Oscar Race Begins, Without Front-Runners for a Change

Americans love campaigns, right?

Why else would they let the presidential ones drag on for nearly two years? Thus it must be with great appreciation that readers can welcome back the Carpetbagger, The New York Times’s chronicler of the joys, heartbreaks and hubris that make up the ever-growing minefield that is the Oscars race.

For some, the season kicks off in mid-November with the Academy of Motion Picture Arts and Sciences’ Governors Awards. For others, it begins with the late-summer film festivals in Telluride, Colo., and Toronto. Here in Bagger Land, we start with the IFP Gotham Independent Film Awards on Monday, because they’re in our backyard and are as good a starting point as any. The Gothams can be early predictors of Oscar nominees, as can forthcoming awards like those doled out by the mysterious National Board of Review, which will announce its winners on Tuesday.

But it won’t be until the mighty, if not almighty, industry guilds — the actors’, producers’ and directors’ groups — unveil their top picks in weeks to come that we will get a definitive picture of the strongest candidates.

This year’s race is notable for not having a clear front-runner, unlike seasons past, when we saw " Boyhood" face off against "Birdman" and "Gravity" against "12 Years a Slave".There is no runaway contender yet for 2016’s top prize, best picture.
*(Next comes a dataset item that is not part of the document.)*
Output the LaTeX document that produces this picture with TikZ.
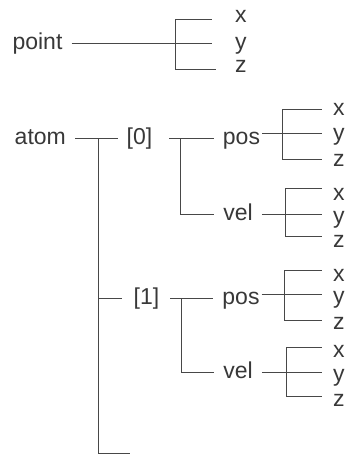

Prognosticators are currently pitting “Spotlight” against “The Martian” and “The Revenant,” though the first might prove too modest, the second too genre-y, and the third too grim for the Academy’s tastes.
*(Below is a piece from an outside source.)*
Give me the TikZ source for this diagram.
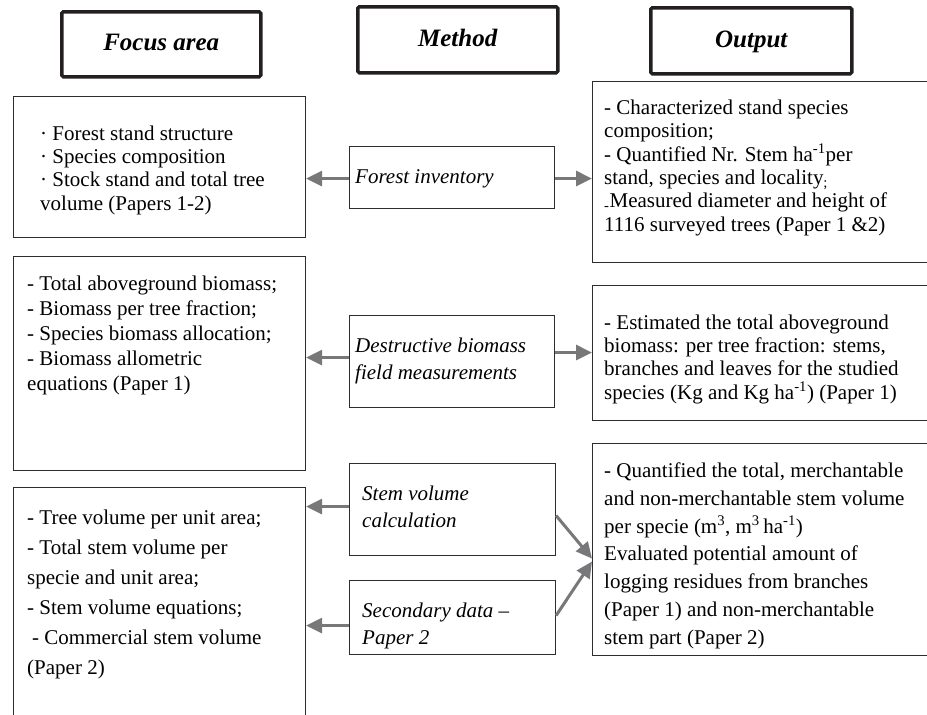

Though for once the actress bench is refreshingly deeper than usual, the acting prizes are a bit of an unknown, too — with the probable exception of best actor. In “The Revenant,” Leonardo DiCaprio suffers Christlike on screen for more than two hours, proving himself to be so much of a masochist it would be almost sadistic for the Academy to slight him again.

Carpetbagger is also adopting a different and (blessedly) less frenetic format this year, abandoning the blog — so late aughts! — for a meatier and, we hope, newsier online report, along with the weekly print column. Onward!